Scott Horton:  Yeah, it’s respect to the opinions of mankind requires that they should declare their causes which impel them to their separation —

Daniel Ellsberg:  “When in the course of human events “a country finds it necessary to separate from — they owe it to the world, isn’t that right?, to give them a good accounting.

Scott Horton:  Yeah, respect to the opinion of mankind.

Daniel Ellsberg:  Well, Bradley Manning did give the world a good accounting of how our first world, the industrialized, corporatized, capitalist world, and “socialist”,whatever — I don’t know what, what shall we call China now? Capitalist, yes, but a particular form of capitalism, very close to fascism. Anyway, this is the way the Third World gets treated. He wanted the world to see that.
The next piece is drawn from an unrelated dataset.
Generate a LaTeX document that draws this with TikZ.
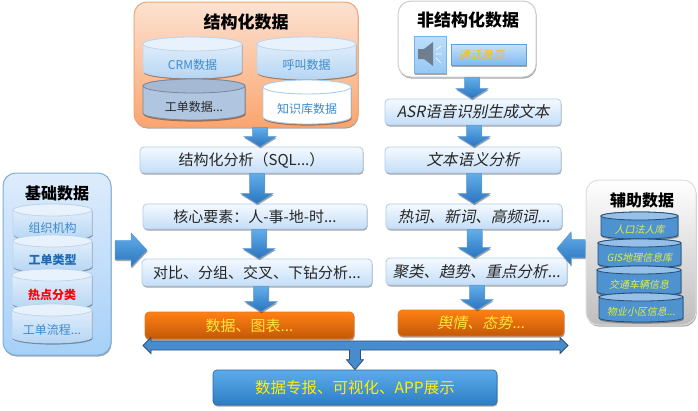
\documentclass[tikz,border=0pt]{standalone}
\usepackage{fontspec}
\setmainfont{Noto Sans CJK SC}[AutoFakeSlant=0.2]
\usetikzlibrary{shadows,calc,positioning}
\definecolor{txt}{HTML}{262626}
\definecolor{cyltxt}{HTML}{3F8ACB}
\definecolor{yel}{HTML}{FFE838}
\definecolor{lime}{HTML}{E4F03C}
\definecolor{stepD}{HTML}{B2CDE8}
\definecolor{stepT}{HTML}{F4F9FF}
\definecolor{stepB}{HTML}{C4DEF8}
\definecolor{orD}{HTML}{E17828}
\definecolor{orT}{HTML}{FF8014}
\definecolor{orB}{HTML}{C35808}
\definecolor{arD}{HTML}{5596D2}
\definecolor{arT}{HTML}{62AEEA}
\definecolor{arB}{HTML}{2A74BE}
\definecolor{cbD}{HTML}{BED4EB}
\definecolor{cbT}{HTML}{E8F2FC}
\definecolor{cbB}{HTML}{B6D6F4}
\definecolor{cbTop}{HTML}{E8F2FC}
\definecolor{cgD}{HTML}{78889B}
\definecolor{cgF}{HTML}{B0C5E0}
\definecolor{cgTop}{HTML}{A5B9D4}
\definecolor{cwD}{HTML}{AACDEE}
\definecolor{cdD}{HTML}{264E78}
\definecolor{cdF}{HTML}{4E92D0}
\definecolor{cdTop}{HTML}{96C0E8}
\definecolor{pOD}{HTML}{F0A573}
\definecolor{pOT}{HTML}{FCE2D2}
\definecolor{pOB}{HTML}{FBA56E}
\definecolor{pWD}{HTML}{CDCDCD}
\definecolor{pBD}{HTML}{7DAFDA}
\definecolor{pBT}{HTML}{DEECFC}
\definecolor{pBB}{HTML}{A6D0F8}
\definecolor{pGD}{HTML}{DEDEDE}
\definecolor{pGB}{HTML}{BEBEBE}
\definecolor{spD}{HTML}{73B2EB}
\definecolor{spT}{HTML}{BEDEFA}
\definecolor{spB}{HTML}{96C8F5}
\definecolor{spI}{HTML}{6F7F8F}
\definecolor{reD}{HTML}{5FA0DC}
\definecolor{reT}{HTML}{C8E2FC}
\definecolor{reB}{HTML}{7DBAF2}
\definecolor{reTxt}{HTML}{FFC000}
\definecolor{outD}{HTML}{2D69A0}
\definecolor{outT}{HTML}{5CACEC}
\definecolor{outB}{HTML}{2D7DC4}
\definecolor{outTxt}{HTML}{FFF000}
\definecolor{busD}{HTML}{2D5073}
\definecolor{busF}{HTML}{488CCD}
\definecolor{typeTxt}{HTML}{1E69B4}
\newcommand\fs[1]{\fontsize{#1pt}{#1pt}\selectfont}
\tikzset{
  x=1pt,y=-1pt,
  softshadow/.style={drop shadow={shadow xshift=0.6pt,shadow yshift=-1.6pt,opacity=.35,fill=black}},
  stepbox/.style={draw=stepD,line width=.8pt,rounded corners=4pt,inner sep=0pt,softshadow,
     top color=stepT,bottom color=stepB,text=txt,font=\fs{15}},
  ostep/.style={stepbox,font=\fs{15.5}\itshape},
  orangebox/.style={draw=orD,line width=.6pt,rounded corners=4pt,inner sep=0pt,softshadow,
     top color=orT,bottom color=orB,text=yel,font=\fs{15}},
  panel/.style n args={3}{draw=#1,line width=1pt,rounded corners=13pt,inner sep=0pt,softshadow,top color=#2,bottom color=#3},
  blockarrow/.style={draw=arD,line width=.5pt,softshadow,top color=arT,bottom color=arB},
  cylblue/.style={draw=cbD,line width=.8pt,top color=cbT,bottom color=cbB,softshadow},
  cyltopblue/.style={draw=cbD,line width=.8pt,fill=cbTop},
  cylgrey/.style={draw=cgD,line width=.8pt,fill=cgF,softshadow},
  cyltopgrey/.style={draw=cgD,line width=.8pt,fill=cgTop},
  cylwhite/.style={draw=cwD,line width=.9pt,fill=white,softshadow},
  cyltopwhite/.style={draw=cwD,line width=.9pt,fill=white},
  cyldark/.style={draw=cdD,line width=.8pt,fill=cdF,softshadow},
  cyltopdark/.style={draw=cdD,line width=.8pt,fill=cdTop},
  cyllabel/.style={inner sep=0pt,text=cyltxt,font=\fs{12}},
}
% \cyl{name}{x0}{y0}{x1}{y1}{ry}{kind}{label style}{text}
\newcommand\cyl[9]{%
  \pgfmathsetmacro\xm{(#2+#4)/2}\pgfmathsetmacro\hw{(#4-#2)/2}\pgfmathsetmacro\kx{.55*\hw}%
  \pgfmathsetmacro\yt{#3+#6}\pgfmathsetmacro\yb{#5-#6}\pgfmathsetmacro\ky{.55*#6}%
  \pgfmathsetmacro\ym{(#3+2*#6+#5)/2}%
  \path[cyl#7] (#2,\yt) -- (#2,\yb) .. controls (#2,\yb+\ky) and (\xm-\kx,#5) .. (\xm,#5)
     .. controls (\xm+\kx,#5) and (#4,\yb+\ky) .. (#4,\yb) -- (#4,\yt)
     .. controls (#4,\yt-\ky) and (\xm+\kx,#3) .. (\xm,#3)
     .. controls (\xm-\kx,#3) and (#2,\yt-\ky) .. (#2,\yt) -- cycle;
  \path[cyltop#7] (\xm,\yt) ellipse [x radius=\hw,y radius=#6];
  \node[cyllabel,#8] (#1) at (\xm,\ym) {#9};%
}
% \darrow{x}{from}{to}: block arrow pointing down between two node anchors
\newcommand\darrow[3]{%
  \coordinate (dA) at (#2);\coordinate (dB) at (#3);
  \path[blockarrow] let \p1=(dA), \p2=(dB) in
    ([xshift=-7.5pt]#1pt,\y1) -- ([xshift=7.5pt]#1pt,\y1) -- ([xshift=7.5pt]#1pt,\y2+10pt) -- ([xshift=16pt]#1pt,\y2+10pt) -- (#1pt,\y2)
    -- ([xshift=-16pt]#1pt,\y2+10pt) -- ([xshift=-7.5pt]#1pt,\y2+10pt) -- cycle;%
}
\begin{document}
\begin{tikzpicture}
\useasboundingbox (0,0) rectangle (698,410);
\fill[white] (0,0) rectangle (698,410);

%--- structured panel
\node[panel={pOD}{pOT}{pOB},minimum width=224pt,minimum height=125pt] (structured) at (246,64.5) {};
\node[inner sep=0pt,font=\fs{17}\bfseries,text=black] (structuredT) at (246,22) {结构化数据};
\cyl{crm}{143}{37}{242}{78}{7}{blue}{}{CRM数据}
\cyl{call}{257}{37}{356}{79}{7}{blue}{}{呼叫数据}
\cyl{order}{143}{79}{245}{120}{7}{grey}{text=txt}{工单数据...}
\cyl{know}{263}{80}{351}{124}{7}{white}{}{知识库数据}

%--- unstructured panel
\node[panel={pWD}{white}{white},minimum width=138pt,minimum height=76pt] (unstruct) at (467,39) {};
\node[inner sep=0pt,font=\fs{17}\bfseries\itshape,text=black] (unstructT) at (468,20) {非结构化数据};
\node[draw=spD,line width=.9pt,top color=spT,bottom color=spB,minimum width=32pt,minimum height=37pt,inner sep=0pt,softshadow] (speaker) at (430,54.5) {};
\fill[spI] (418,49) -- (424,49) -- (433,42) -- (433,66) -- (424,59) -- (418,59) -- cycle;
\draw[white,line width=.7pt] (436,50) -- (441,46) (436,54) -- (442,54) (436,58) -- (441,63);
\node[draw=reD,line width=.8pt,top color=reT,bottom color=reB,minimum width=75pt,minimum height=21pt,inner sep=0pt,softshadow] (record) at (488.5,54.5) {};
\node[inner sep=0pt,font=\fs{11.5}\itshape,text=reTxt] (recordT) at (481.5,55) {通话录音};

%--- step boxes, left
\node[stepbox,minimum width=223pt,minimum height=26pt] (a1) at (251.5,160) {结构化分析（SQL...）};
\node[stepbox,minimum width=224pt,minimum height=25pt] (a2) at (255,216.5) {核心要素：人-事-地-时...};
\node[stepbox,minimum width=230pt,minimum height=27pt] (a3) at (257,272.5) {对比、分组、交叉、下钻分析...};
\node[orangebox,minimum width=209pt,minimum height=27pt] (a4) at (249.5,325.5) {数据、图表...};

%--- step boxes, right
\node[ostep,minimum width=176pt,minimum height=26pt] (b0) at (473,112) {ASR语音识别生成文本};
\node[ostep,minimum width=176pt,minimum height=26pt] (b1) at (473,160) {文本语义分析};
\node[ostep,minimum width=176pt,minimum height=25pt] (b2) at (474,216.5) {热词、新词、高频词...};
\node[ostep,minimum width=181pt,minimum height=27pt] (b3) at (476.5,271.5) {聚类、趋势、重点分析...};
\node[orangebox,font=\fs{15}\itshape,minimum width=166pt,minimum height=26pt] (b4) at (481,323) {舆情、态势...};

%--- final box
\node[draw=outD,line width=.7pt,rounded corners=4pt,inner sep=0pt,softshadow,
   top color=outT,bottom color=outB,text=outTxt,font=\fs{15.5},
   minimum width=284pt,minimum height=35pt] (out) at (355,387.5) {数据专报、可视化、APP展示};

%--- block arrows down
\darrow{260}{structured.south}{a1.north}
\darrow{257}{a1.south}{a2.north}
\darrow{259}{a2.south}{a3.north}
\darrow{261}{a3.south}{a4.north}
\darrow{472}{unstruct.south}{b0.north}
\darrow{474}{b0.south}{b1.north}
\darrow{474}{b1.south}{b2.north}
\darrow{474.5}{b2.south}{b3.north}
\darrow{477}{b3.south}{b4.north}

%--- bus
\coordinate (busL) at (143,345.5);
\coordinate (busR) at (568,345.5);
\path[draw=busD,line width=.8pt,fill=busF]
  let \p1=(busL), \p2=(busR), \p3=(out.north) in
  (\x1,\y1) -- (\x1+8pt,\y1-8pt) -- (\x1+8pt,\y1-4.5pt) -- (\x3-5.5pt,\y1-4.5pt) -- (\x3-5.5pt,\y3+10pt) -- (\x3-8.5pt,\y3+10pt)
  -- (\x3,\y3) -- (\x3+8.5pt,\y3+10pt) -- (\x3+5.5pt,\y3+10pt) -- (\x3+5.5pt,\y1-4.5pt)
  -- (\x2-8pt,\y1-4.5pt) -- (\x2-8pt,\y1-8pt) -- (\x2,\y1) -- (\x2-8pt,\y1+8pt) -- (\x2-8pt,\y1+4.5pt)
  -- (\x1+8pt,\y1+4.5pt) -- (\x1+8pt,\y1+8pt) -- cycle;

%--- basic data panel
\node[panel={pBD}{pBT}{pBB},minimum width=108pt,minimum height=182pt] (basic) at (57,264) {};
\node[inner sep=0pt,font=\fs{16}\bfseries,text=black] (basicT) at (57,193) {基础数据};
\cyl{c1}{13}{204}{92}{240}{6}{blue}{}{组织机构}
\cyl{c2}{13}{235}{92}{272}{6}{blue}{font=\fs{12}\bfseries,text=typeTxt}{工单类型}
\cyl{c3}{12}{269}{92}{309}{6}{blue}{font=\fs{12}\bfseries,text=red}{热点分类}
\cyl{c4}{12}{304}{92}{343}{6}{blue}{}{工单流程...}

\coordinate (inLs) at (115,250);
\coordinate (inLe) at (147,250);
\path[blockarrow] let \p1=(inLs), \p2=(inLe) in
  (\x1,\y1+9.5pt) -- (\x1+16pt,\y1+9.5pt) -- (\x1+16pt,\y1+17pt) -- (\x2,\y1) -- (\x1+16pt,\y1-17pt)
  -- (\x1+16pt,\y1-9.5pt) -- (\x1,\y1-9.5pt) -- cycle;

%--- auxiliary panel
\node[panel={pGD}{white}{pGB},minimum width=110pt,minimum height=145pt] (aux) at (641,252.5) {};
\node[inner sep=0pt,font=\fs{16}\bfseries\itshape,text=black] (auxT) at (642,200) {辅助数据};
\cyl{d1}{601}{212}{678}{239}{4}{dark}{font=\fs{10}\itshape,text=lime}{人口法人库}
\cyl{d2}{598}{239}{681}{268}{4}{dark}{font=\fs{10}\itshape,text=lime}{GIS地理信息库}
\cyl{d3}{597}{266}{681}{296}{4}{dark}{font=\fs{10}\itshape,text=lime}{交通车辆信息}
\cyl{d4}{599}{293}{683}{322}{4}{dark}{font=\fs{10}\itshape,text=lime}{物业小区信息...}

\coordinate (inRs) at (585,248.5);
\coordinate (inRe) at (557,248.5);
\path[blockarrow] let \p1=(inRs), \p2=(inRe) in
  (\x1,\y1+9pt) -- (\x2+14pt,\y1+9pt) -- (\x2+14pt,\y1+16.5pt) -- (\x2,\y1) -- (\x2+14pt,\y1-16.5pt)
  -- (\x2+14pt,\y1-9pt) -- (\x1,\y1-9pt) -- cycle;
\end{tikzpicture}
\end{document}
So he is also a citizen of the world, otherwise known as a human being, as well as an American patriot.

Scott Horton:  All right, we got to leave it there, Dan. We’re all out of time. Thank you so much for your time on the show today. Great to talk to you again.

Daniel Ellsberg:  Thanks for the chance. Bye.

Scott Horton:  All right, everybody. That’s the great Daniel Ellsberg, liberator of the Pentagon Papers, author of the book Secrets: A Memoir of Vietnam and the Pentagon Papers. Search around on the Internet at the publisher’s page. You can find the sample chapter one, which is great, it’s about the day of the Gulf of Tonkin incident, his first day on the job at the Pentagon there. And also check out the great documentary, it’s called The Most Dangerous Man in America. It’s really good, about the liberation of the Pentagon Papers and that entire controversy. I really hope you’ll take a look at that.